> [Task]:
Copy the material below verbatim from the line with "Emit a Python" to the line with "0.1803, 0.1800, 0.1795, 0.1800]", both lines included, omitting pictures and every line outside that range.

> [Data extract]:

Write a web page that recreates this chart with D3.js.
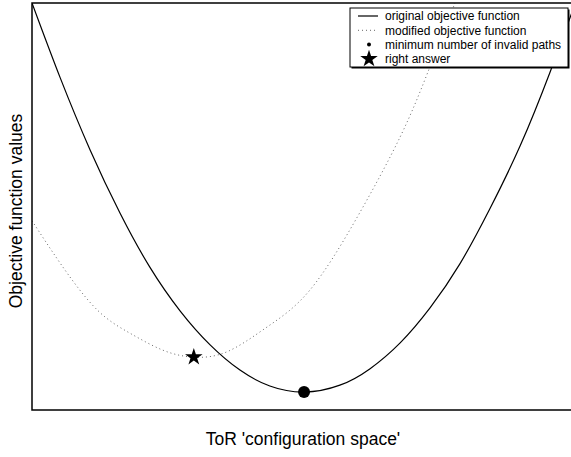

...

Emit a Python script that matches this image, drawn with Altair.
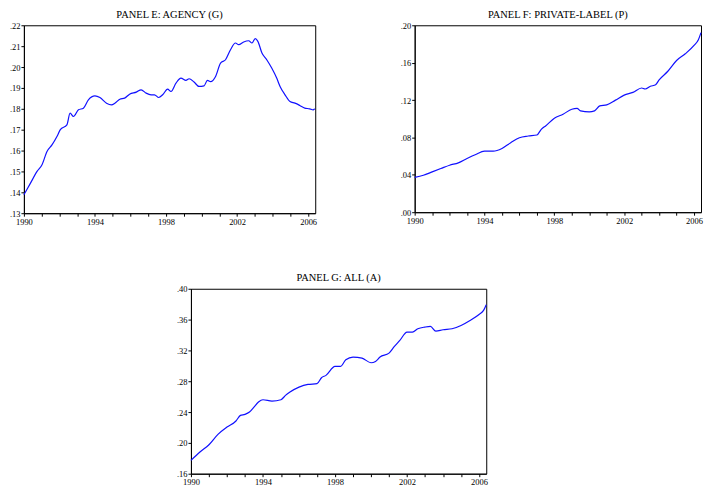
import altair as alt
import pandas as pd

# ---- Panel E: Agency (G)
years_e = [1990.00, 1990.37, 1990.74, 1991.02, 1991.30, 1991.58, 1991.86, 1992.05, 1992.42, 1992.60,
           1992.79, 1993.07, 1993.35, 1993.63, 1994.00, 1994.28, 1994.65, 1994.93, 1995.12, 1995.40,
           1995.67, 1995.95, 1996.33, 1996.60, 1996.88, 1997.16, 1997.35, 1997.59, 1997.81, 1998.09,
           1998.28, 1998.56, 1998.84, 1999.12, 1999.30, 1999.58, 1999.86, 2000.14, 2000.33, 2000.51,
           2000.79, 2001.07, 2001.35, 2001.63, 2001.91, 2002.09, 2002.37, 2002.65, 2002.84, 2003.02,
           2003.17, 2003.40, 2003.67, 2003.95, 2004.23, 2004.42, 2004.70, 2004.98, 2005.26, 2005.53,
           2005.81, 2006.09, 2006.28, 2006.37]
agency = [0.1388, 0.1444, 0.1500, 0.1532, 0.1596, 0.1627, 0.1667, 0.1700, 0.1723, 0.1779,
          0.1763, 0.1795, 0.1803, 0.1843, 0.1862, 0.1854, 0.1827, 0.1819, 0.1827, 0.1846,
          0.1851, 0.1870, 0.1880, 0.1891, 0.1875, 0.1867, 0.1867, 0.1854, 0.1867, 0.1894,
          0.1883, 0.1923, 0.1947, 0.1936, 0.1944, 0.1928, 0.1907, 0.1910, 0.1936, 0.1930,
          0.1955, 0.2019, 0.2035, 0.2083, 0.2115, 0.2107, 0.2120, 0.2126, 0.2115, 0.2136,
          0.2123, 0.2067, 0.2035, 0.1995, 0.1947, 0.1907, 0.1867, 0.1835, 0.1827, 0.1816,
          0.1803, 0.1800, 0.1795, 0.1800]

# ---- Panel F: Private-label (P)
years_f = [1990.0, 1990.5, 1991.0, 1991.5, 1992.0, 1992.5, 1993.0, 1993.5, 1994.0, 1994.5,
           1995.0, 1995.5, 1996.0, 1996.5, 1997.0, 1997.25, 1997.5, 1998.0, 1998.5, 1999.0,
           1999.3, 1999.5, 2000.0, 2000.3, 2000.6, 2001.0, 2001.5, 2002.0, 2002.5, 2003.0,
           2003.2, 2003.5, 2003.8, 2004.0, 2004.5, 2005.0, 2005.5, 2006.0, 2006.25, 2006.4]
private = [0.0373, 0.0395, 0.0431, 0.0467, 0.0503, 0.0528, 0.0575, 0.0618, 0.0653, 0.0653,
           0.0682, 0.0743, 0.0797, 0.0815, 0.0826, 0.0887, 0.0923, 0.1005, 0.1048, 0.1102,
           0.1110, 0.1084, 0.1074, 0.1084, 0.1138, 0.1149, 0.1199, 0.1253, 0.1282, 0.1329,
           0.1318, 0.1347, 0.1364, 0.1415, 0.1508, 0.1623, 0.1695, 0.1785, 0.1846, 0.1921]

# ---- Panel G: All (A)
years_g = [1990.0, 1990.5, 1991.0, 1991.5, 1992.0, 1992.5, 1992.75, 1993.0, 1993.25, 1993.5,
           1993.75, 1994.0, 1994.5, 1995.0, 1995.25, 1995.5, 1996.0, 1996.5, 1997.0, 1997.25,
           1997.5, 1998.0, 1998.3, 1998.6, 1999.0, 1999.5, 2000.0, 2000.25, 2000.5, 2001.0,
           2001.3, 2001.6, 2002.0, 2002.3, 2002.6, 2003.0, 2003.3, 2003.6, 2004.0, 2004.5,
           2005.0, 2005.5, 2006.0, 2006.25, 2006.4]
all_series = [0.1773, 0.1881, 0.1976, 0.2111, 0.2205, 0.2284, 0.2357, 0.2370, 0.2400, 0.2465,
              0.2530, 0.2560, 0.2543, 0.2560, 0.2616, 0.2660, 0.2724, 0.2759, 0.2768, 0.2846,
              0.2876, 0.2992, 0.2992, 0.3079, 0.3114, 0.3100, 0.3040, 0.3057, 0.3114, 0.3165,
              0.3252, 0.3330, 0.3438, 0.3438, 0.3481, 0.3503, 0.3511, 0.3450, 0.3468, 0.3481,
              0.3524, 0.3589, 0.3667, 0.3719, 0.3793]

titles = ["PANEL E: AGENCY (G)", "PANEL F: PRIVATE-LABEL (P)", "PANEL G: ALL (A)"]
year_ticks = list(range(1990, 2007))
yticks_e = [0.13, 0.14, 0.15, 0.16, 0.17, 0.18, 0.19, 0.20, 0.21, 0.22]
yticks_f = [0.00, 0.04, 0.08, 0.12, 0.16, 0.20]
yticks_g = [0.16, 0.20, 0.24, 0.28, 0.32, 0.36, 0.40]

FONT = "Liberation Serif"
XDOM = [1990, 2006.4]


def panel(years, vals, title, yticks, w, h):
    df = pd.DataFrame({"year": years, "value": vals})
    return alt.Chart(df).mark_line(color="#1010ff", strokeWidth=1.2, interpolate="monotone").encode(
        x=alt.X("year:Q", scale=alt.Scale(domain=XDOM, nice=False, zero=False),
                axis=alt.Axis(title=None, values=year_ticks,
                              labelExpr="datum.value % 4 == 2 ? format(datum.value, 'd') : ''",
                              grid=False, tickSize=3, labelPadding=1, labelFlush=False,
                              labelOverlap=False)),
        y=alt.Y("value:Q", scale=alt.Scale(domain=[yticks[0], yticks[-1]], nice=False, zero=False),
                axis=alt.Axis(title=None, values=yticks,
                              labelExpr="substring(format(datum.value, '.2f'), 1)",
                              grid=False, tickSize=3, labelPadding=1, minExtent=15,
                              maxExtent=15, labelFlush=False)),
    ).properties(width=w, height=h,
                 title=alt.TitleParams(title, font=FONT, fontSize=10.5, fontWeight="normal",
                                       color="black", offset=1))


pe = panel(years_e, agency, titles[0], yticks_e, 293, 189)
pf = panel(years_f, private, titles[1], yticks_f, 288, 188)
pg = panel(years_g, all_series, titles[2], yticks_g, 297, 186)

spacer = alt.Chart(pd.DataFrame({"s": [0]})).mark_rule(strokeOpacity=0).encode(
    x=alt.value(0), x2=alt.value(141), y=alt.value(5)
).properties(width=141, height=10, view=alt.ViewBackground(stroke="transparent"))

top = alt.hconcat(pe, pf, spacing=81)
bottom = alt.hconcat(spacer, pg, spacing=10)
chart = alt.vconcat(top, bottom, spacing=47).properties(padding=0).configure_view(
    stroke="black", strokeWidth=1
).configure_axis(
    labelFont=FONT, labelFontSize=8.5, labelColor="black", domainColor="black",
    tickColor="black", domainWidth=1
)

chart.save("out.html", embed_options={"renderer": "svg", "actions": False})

> [Response]:
Emit a Python script that matches this image, drawn with Altair.
import altair as alt
import pandas as pd

# ---- Panel E: Agency (G)
years_e = [1990.00, 1990.37, 1990.74, 1991.02, 1991.30, 1991.58, 1991.86, 1992.05, 1992.42, 1992.60,
           1992.79, 1993.07, 1993.35, 1993.63, 1994.00, 1994.28, 1994.65, 1994.93, 1995.12, 1995.40,
           1995.67, 1995.95, 1996.33, 1996.60, 1996.88, 1997.16, 1997.35, 1997.59, 1997.81, 1998.09,
           1998.28, 1998.56, 1998.84, 1999.12, 1999.30, 1999.58, 1999.86, 2000.14, 2000.33, 2000.51,
           2000.79, 2001.07, 2001.35, 2001.63, 2001.91, 2002.09, 2002.37, 2002.65, 2002.84, 2003.02,
           2003.17, 2003.40, 2003.67, 2003.95, 2004.23, 2004.42, 2004.70, 2004.98, 2005.26, 2005.53,
           2005.81, 2006.09, 2006.28, 2006.37]
agency = [0.1388, 0.1444, 0.1500, 0.1532, 0.1596, 0.1627, 0.1667, 0.1700, 0.1723, 0.1779,
          0.1763, 0.1795, 0.1803, 0.1843, 0.1862, 0.1854, 0.1827, 0.1819, 0.1827, 0.1846,
          0.1851, 0.1870, 0.1880, 0.1891, 0.1875, 0.1867, 0.1867, 0.1854, 0.1867, 0.1894,
          0.1883, 0.1923, 0.1947, 0.1936, 0.1944, 0.1928, 0.1907, 0.1910, 0.1936, 0.1930,
          0.1955, 0.2019, 0.2035, 0.2083, 0.2115, 0.2107, 0.2120, 0.2126, 0.2115, 0.2136,
          0.2123, 0.2067, 0.2035, 0.1995, 0.1947, 0.1907, 0.1867, 0.1835, 0.1827, 0.1816,
          0.1803, 0.1800, 0.1795, 0.1800]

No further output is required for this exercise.